Но глупые мысли лишь мелькнули, тут же пропав. Потому что занавес раздвинулся, и я увидела замерший зал. Мы решили начать с песни Дюмона, потому звучало ее вступление.
«Нет! Ни о чем я не жалею…»
Я забыла о боли, о страхе упасть, о том, что вообще что-то может помешать мне петь. Забыла о своем отекшем из-за кортизона лице, о скрюченных руках, о почти вылезших волосах, об отекших ногах… Я пела, Тео, я снова пела в полный голос полному залу! И зал тоже забыл о моих недостатках, забыл о маленьком росте и дурацкой позе, о том, что голос чуть хрипит, о том, что я должна упасть. Нет, уже после первых строчек песни, клянусь, в зале вовсе не хотели, чтобы я упала и осталась лежать. Ну, не сейчас, вот еще песню… еще вот эту песню… и еще…

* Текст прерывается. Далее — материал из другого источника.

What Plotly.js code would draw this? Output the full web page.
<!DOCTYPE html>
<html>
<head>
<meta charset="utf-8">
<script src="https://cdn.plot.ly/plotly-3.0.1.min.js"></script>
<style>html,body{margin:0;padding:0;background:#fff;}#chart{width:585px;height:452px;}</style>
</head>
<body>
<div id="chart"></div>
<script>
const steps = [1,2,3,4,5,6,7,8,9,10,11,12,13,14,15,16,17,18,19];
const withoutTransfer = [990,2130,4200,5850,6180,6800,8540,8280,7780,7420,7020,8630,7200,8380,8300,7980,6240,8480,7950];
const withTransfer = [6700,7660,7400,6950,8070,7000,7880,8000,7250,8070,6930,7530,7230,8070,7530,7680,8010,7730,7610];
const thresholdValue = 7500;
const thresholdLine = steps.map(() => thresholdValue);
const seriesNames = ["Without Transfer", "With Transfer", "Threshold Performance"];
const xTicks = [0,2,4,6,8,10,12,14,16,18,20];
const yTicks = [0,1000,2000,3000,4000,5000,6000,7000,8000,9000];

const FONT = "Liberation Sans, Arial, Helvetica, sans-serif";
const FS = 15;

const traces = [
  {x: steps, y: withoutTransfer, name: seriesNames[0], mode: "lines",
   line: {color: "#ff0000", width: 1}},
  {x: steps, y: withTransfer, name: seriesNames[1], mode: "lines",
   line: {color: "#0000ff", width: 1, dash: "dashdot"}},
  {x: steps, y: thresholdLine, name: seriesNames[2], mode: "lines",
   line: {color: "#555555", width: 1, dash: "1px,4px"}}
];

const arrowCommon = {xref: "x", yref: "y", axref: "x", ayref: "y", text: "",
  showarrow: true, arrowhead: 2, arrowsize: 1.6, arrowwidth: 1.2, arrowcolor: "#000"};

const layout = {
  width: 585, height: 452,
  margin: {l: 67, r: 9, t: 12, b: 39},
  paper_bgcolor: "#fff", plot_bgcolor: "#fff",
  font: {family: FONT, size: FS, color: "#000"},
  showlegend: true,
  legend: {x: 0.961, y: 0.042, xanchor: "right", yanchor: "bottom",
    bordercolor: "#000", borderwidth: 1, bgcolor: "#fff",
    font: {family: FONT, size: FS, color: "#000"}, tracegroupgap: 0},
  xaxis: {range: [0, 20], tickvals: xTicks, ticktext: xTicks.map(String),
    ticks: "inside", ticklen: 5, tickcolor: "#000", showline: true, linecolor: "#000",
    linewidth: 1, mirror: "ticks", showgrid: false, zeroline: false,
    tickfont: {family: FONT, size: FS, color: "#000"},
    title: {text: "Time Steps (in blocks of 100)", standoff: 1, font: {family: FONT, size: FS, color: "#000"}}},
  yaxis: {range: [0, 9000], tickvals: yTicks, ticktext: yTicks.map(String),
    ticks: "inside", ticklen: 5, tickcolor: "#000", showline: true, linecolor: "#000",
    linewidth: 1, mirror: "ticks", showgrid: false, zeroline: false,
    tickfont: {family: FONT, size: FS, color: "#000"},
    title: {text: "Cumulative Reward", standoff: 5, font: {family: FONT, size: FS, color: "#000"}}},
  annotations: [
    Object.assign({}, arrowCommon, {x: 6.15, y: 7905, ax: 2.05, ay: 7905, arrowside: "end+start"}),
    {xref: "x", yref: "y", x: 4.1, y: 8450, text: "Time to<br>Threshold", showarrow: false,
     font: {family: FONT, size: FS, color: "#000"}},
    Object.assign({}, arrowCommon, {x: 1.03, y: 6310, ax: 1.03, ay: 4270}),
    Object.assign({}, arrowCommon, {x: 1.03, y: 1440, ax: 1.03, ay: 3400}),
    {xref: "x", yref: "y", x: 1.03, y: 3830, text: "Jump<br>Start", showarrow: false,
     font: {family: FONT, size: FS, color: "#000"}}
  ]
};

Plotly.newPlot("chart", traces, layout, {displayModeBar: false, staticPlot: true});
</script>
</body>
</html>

Мой голос креп, он словно просыпался, усиливался, заполнял все уголки зала. Происходило чудо – песня, музыка побеждали болезни, я жила и дышала полной грудью, когда пела.
А потом… шквал аплодисментов едва не обрушил потолок. Бруно Кокатрикс позже говорил, что боялся за целостность зала. Он пригласил множество пожарных, чтобы, если придется, усмирить толпу, но пожарные не справлялись, крик стоял такой, что мы с музыкантами не слышали друг дружку. Но, стоило поднять руку, призывая к вниманию, зал стихал мгновенно. На бис занавес поднимали двадцать два раза, это считала не я.

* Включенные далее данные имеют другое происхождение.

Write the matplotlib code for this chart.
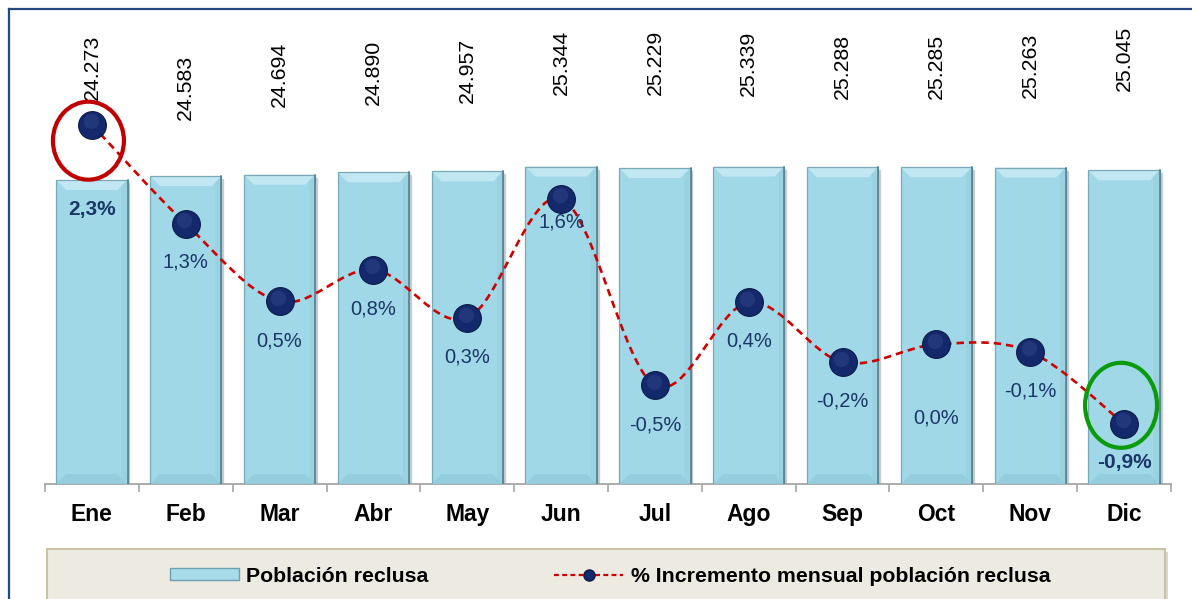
import numpy as np
import matplotlib
matplotlib.use("Agg")
import matplotlib.pyplot as plt
import matplotlib.transforms as mtransforms
from matplotlib.patches import Ellipse, Polygon, Rectangle, Patch, PathPatch
from matplotlib.path import Path
from matplotlib.lines import Line2D

plt.rcParams['font.family'] = ['Liberation Sans', 'DejaVu Sans']

# --- data ---
months = ['Ene', 'Feb', 'Mar', 'Abr', 'May', 'Jun', 'Jul', 'Ago', 'Sep', 'Oct', 'Nov', 'Dic']
poblacion = [24273, 24583, 24694, 24890, 24957, 25344, 25229, 25339, 25288, 25285, 25263, 25045]
incremento = [2.34, 1.28, 0.45, 0.79, 0.27, 1.55, -0.45, 0.44, -0.20, -0.01, -0.09, -0.86]
pct_labels = ['2,3%', '1,3%', '0,5%', '0,8%', '0,3%', '1,6%', '-0,5%', '0,4%', '-0,2%', '0,0%', '-0,1%', '-0,9%']

# label placement (pixels) tuned by eye
pob_gap_px = [80, 56, 68, 67, 68, 72, 73, 71, 68, 68, 70, 79]
pct_gap_px = [85, 38, 40, 39, 39, 23, 40, 39, 39, 74, 39, 39]
pct_bold = [True] + [False] * 10 + [True]

W, H, DPI = 1192, 599, 100
PT = 72 / DPI  # points per pixel

fig = plt.figure(figsize=(W / DPI, H / DPI), dpi=DPI)
fig.patch.set_facecolor('white')

# axes box in pixels: left 45, right 1171, bottom at 484 from top, top at 10
ax = fig.add_axes([45 / W, (H - 484) / H, 1126 / W, 474 / H])
ax2 = ax.twinx()

x = np.arange(len(months))
bar_w = 0.76
ax.set_xlim(-0.5, len(months) - 0.5)
ax.set_ylim(0, 37847)
ax2.set_ylim(-1.504, 3.567)

# bars with a simple bevel
face = '#A0D8E8'
ax.bar(x, poblacion, width=bar_w, color=face, edgecolor='none', zorder=2)
dx = 10 / 93.83
dy = 10 / 0.012524
for xi, v in zip(x, poblacion):
    x0, x1 = xi - bar_w / 2, xi + bar_w / 2
    # shadow on the right
    ax.add_patch(Rectangle((x1, 0), 0.02, v - dy * 0.3, color='#B4BCBF', alpha=0.6, zorder=1))
    ax.add_patch(Polygon([(x0, v), (x1, v), (x1 - dx, v - dy), (x0 + dx, v - dy)],
                         closed=True, facecolor='#C0E7F2', edgecolor='none', zorder=3))
    ax.add_patch(Polygon([(x0, 0), (x1, 0), (x1 - dx, dy), (x0 + dx, dy)],
                         closed=True, facecolor='#94CDDD', edgecolor='none', zorder=3))
    ax.add_patch(Polygon([(x1, 0), (x1, v), (x1 - dx * 0.6, v - dy * 0.6), (x1 - dx * 0.6, dy * 0.6)],
                         closed=True, facecolor='#9AD2E2', edgecolor='none', zorder=3))
    ax.add_patch(Rectangle((x0, 0), bar_w, v, fill=False, edgecolor='#7AA9B8', linewidth=0.9, zorder=4))
    ax.plot([x1, x1], [0, v], color='#4F7D8C', linewidth=1.1, zorder=4)

for xi, v, g in zip(x, poblacion, pob_gap_px):
    ax.annotate(f"{v:,}".replace(',', '.'), (xi, v), xytext=(0, g * PT), textcoords='offset points',
                rotation=90, ha='center', va='bottom', fontsize=15.3, color='black')

# axes styling
for s in ['left', 'right', 'top']:
    ax.spines[s].set_visible(False)
    ax2.spines[s].set_visible(False)
ax2.spines['bottom'].set_visible(False)
ax.spines['bottom'].set_color('#A6A6A6')
ax.spines['bottom'].set_linewidth(1.3)
ax.set_yticks([])
ax2.set_yticks([])
ax.set_xticks(x)
ax.set_xticklabels(months, fontsize=16.5, fontweight='bold')
ax.tick_params(axis='x', which='major', length=0, pad=13.5)
ax.set_xticks(np.arange(len(months) + 1) - 0.5, minor=True)
ax.tick_params(axis='x', which='minor', length=5.5, width=1.2, color='#A6A6A6', direction='out')

# smoothed dashed line (Bezier through the points)
pts = np.column_stack([x, incremento]).astype(float)
ext = np.vstack([pts[0], pts, pts[-1]])
verts = [tuple(pts[0])]
codes = [Path.MOVETO]
for i in range(len(pts) - 1):
    p0, p1, p2, p3 = ext[i], ext[i + 1], ext[i + 2], ext[i + 3]
    c1 = p1 + (p2 - p0) / 6
    c2 = p2 - (p3 - p1) / 6
    verts += [tuple(c1), tuple(c2), tuple(p2)]
    codes += [Path.CURVE4] * 3
ax2.add_patch(PathPatch(Path(verts, codes), fill=False, edgecolor='#CC0000', linewidth=1.9,
                        linestyle=(0, (2.8, 1.9)), zorder=3))

ax2.plot(x, incremento, linestyle='none', marker='o', markersize=20, markerfacecolor='#14296B',
         markeredgecolor='#0B1A48', markeredgewidth=0.8, zorder=4)
hl = mtransforms.offset_copy(ax2.transData, fig=fig, x=-1, y=2.5, units='points')
ax2.plot(x, incremento, linestyle='none', marker='o', markersize=11, markerfacecolor='#4A64A8',
         markeredgecolor='none', alpha=0.25, transform=hl, zorder=5)

for xi, v, lab, g, b in zip(x, incremento, pct_labels, pct_gap_px, pct_bold):
    ax2.annotate(lab, (xi, v), xytext=(0, -g * PT), textcoords='offset points', ha='center', va='center',
                 fontsize=15 if b else 14.5, fontweight='bold' if b else 'normal', color='#1B3768', zorder=6)

# highlight ellipses around first and last points (size in inches)
for idx, off, size, col in [(0, (-3.5, -16), (71, 78), '#C00000'),
                            (len(x) - 1, (-3, 18.5), (72, 85), '#0A9A0A')]:
    tr = fig.dpi_scale_trans + mtransforms.ScaledTranslation(x[idx], incremento[idx], ax2.transData)
    ax2.add_patch(Ellipse((off[0] / DPI, off[1] / DPI), size[0] / DPI, size[1] / DPI, transform=tr,
                          fill=False, edgecolor=col, linewidth=3, zorder=7, clip_on=False))

# outer frame (left and top)
fc = '#24497E'
fig.add_artist(Line2D([8.5 / W, 8.5 / W], [0, 1 - 9 / H], color=fc, linewidth=1.6, transform=fig.transFigure))
fig.add_artist(Line2D([8.5 / W, 1], [1 - 9 / H, 1 - 9 / H], color=fc, linewidth=1.6, transform=fig.transFigure))

# legend box
fig.add_artist(Rectangle((50 / W, -25 / H), 1118 / W, (H - 552 + 25) / H, transform=fig.transFigure,
                         facecolor='#B8B2A0', edgecolor='none', alpha=0.5))
fig.add_artist(Rectangle((47 / W, -25 / H), 1118 / W, (H - 549 + 25) / H, transform=fig.transFigure,
                         facecolor='#EDEBE1', edgecolor='#CBC3A2', linewidth=1.5))
handles = [Patch(facecolor='#A8DCEA', edgecolor='#6C9FB0', linewidth=1.0),
           Line2D([], [], color='#CC0000', linestyle=(0, (2.2, 1.5)), linewidth=1.6, marker='o',
                  markersize=8, markerfacecolor='#14296B', markeredgecolor='#0B1A48')]
fig.legend(handles, ['Población reclusa', '% Incremento mensual población reclusa'],
           loc='center', bbox_to_anchor=(610 / W, 23 / H), ncol=2, frameon=False,
           prop={'size': 15.3, 'weight': 'bold'}, handlelength=3.25, handleheight=0.55,
           handletextpad=0.35, columnspacing=5.9, numpoints=1)

fig.savefig('out.png', dpi=DPI)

Сколько раз было спето «Нет! Я ни о чем не жалею», не знаю, я могла бы петь до утра, но в очередной раз мне путь на сцену преградил раскинувший руки Бруно Кокатрикс:
– Нет, Эдит! Ты просто убьешь себя.
– Бруно, я сдохну, если не буду петь.
– Споешь завтра, послезавтра, еще и еще. Я расторгну все остальные контракты, и ты будешь петь столько, сколько захочешь. Только не сегодня.

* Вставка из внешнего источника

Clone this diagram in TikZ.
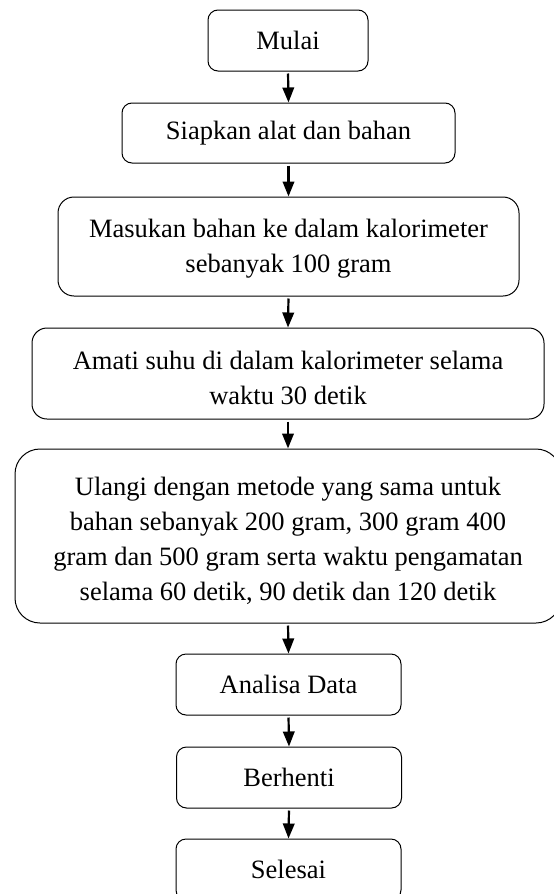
\documentclass[tikz,border=0pt]{standalone}
\usepackage{fontspec}
\setmainfont{Liberation Serif}
\usetikzlibrary{arrows.meta}
\begin{document}
\begin{tikzpicture}[x=1pt,y=-1pt,
  stepbox/.style={draw=black, line width=1pt, align=center, inner sep=0pt,
    font=\fontsize{26.5}{34.7}\selectfont},
  arr/.style={line width=2.2pt, -{Triangle[length=15pt,width=11.5pt]}, shorten <=2pt}]
\useasboundingbox (0,0) rectangle (554,894);
\clip (0,0) rectangle (554,894);
\node[stepbox, rounded corners=10pt, minimum width=160pt, minimum height=61pt] (mulai) at (288,40.5) {Mulai};
\node[stepbox, rounded corners=10pt, minimum width=333pt, minimum height=60pt] (siapkan) at (288.5,133) {Siapkan alat dan bahan};
\node[stepbox, rounded corners=16pt, minimum width=461pt, minimum height=99pt] (masukan) at (288.5,246.5) {\rule{0pt}{23pt}Masukan bahan ke dalam kalorimeter\\sebanyak 100 gram};
\node[stepbox, rounded corners=15pt, minimum width=512pt, minimum height=91pt] (amati) at (288,373.5) {\rule{0pt}{27pt}Amati suhu di dalam kalorimeter selama\\waktu 30 detik};
\node[stepbox, rounded corners=25pt, minimum width=546pt, minimum height=174pt] (ulangi) at (288,536) {\rule{0pt}{28pt}Ulangi dengan metode yang sama untuk\\bahan sebanyak 200 gram, 300 gram 400\\gram dan 500 gram serta waktu pengamatan\\selama 60 detik, 90 detik dan 120 detik};
\node[stepbox, rounded corners=10pt, minimum width=225pt, minimum height=61pt] (analisa) at (288.5,684.5) {Analisa Data};
\node[stepbox, rounded corners=10pt, minimum width=225pt, minimum height=61pt] (berhenti) at (289,777.5) {Berhenti};
\node[stepbox, rounded corners=10pt, minimum width=225pt, minimum height=61pt] (selesai) at (288.5,869.5) {Selesai};
\draw[arr] (mulai.south) -- (siapkan.north);
\draw[arr] (siapkan.south) -- (masukan.north);
\draw[arr] (masukan.south) -- (amati.north);
\draw[arr] (amati.south) -- (ulangi.north);
\draw[arr] (ulangi.south) -- (analisa.north);
\draw[arr] (analisa.south) -- (berhenti.north);
\draw[arr] (berhenti.south) -- (selesai.north);
\end{tikzpicture}
\end{document}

Публика расходилась медленно, словно не веря, что все закончилось, хотя времени прошло немыслимо много. А к моей гримерке выстроилась длиннющая очередь из желающих сказать «браво!».
Это был триумф! Я вернулась, я снова пела, значит, снова жила.
На следующий день примчался Клод Фижю с воплем:
– Эдит, тебя продают!
– Что делают?! Кто продает?
– Звукозаписывающая студия выпустила пластинки с твоим концертом.
– Но я не записывала концерт.
– Это они записали прямо там, в зале. Всю ночь выпускали пластинки и с утра продают.
Я ничего не понимала.
– Там же никакого качества.
Клод махнул рукой:
– Все равно берут, просто расхватывают.
Пластинки действительно выпустили и действительно расхватали – около трехсот тысяч за месяц. «Пиаф вернулась!» 300 000 – это тебе не 25 000, с которых начинают считать звездой. Даже полуживая Пиаф могла обеспечить работой на ночь целый завод грампластинок. Могла ли я не петь? Конечно, не могла, и не только потому что иначе не представляю своего существования, но и чтобы не обмануть надежды слушателей.
И все же я обманула, потому что часть их надеялась на мое падение или вообще смерть на сцене. Не дождались!
Тео, мой Тео
Я помню, как тебя привел Клод, этот шут гороховый. Клода Фижю считали моим любовником, одним из длинной вереницы таковых. Моими любовниками полагали всех, кто задерживался подле чуть дольше четверти часа, а уж тех, кто, как Клод, болтался в моей квартире месяцами, зачисляли в таковые, не сомневаясь.
Мне приписывали любовную связь со всеми молодыми людьми, которым я так или иначе помогала в жизни. А как же иначе, чем молодые люди еще могли отплатить не очень-то красивой, маленькой женщине? Только продажной любовью! Альфонсы, не иначе!
Очередной мальчишка, желающий стать звездой?
Но ты не стал меня развлекать, и это было непривычно. Я пела, шутила, болтала в окружении других, время от времени кидая взгляды в тот угол, где прямо на ковре сидел красивый юноша. Встречалась с твоими блестящими глазами, чуть усмехаясь, когда ты тут же опускал их.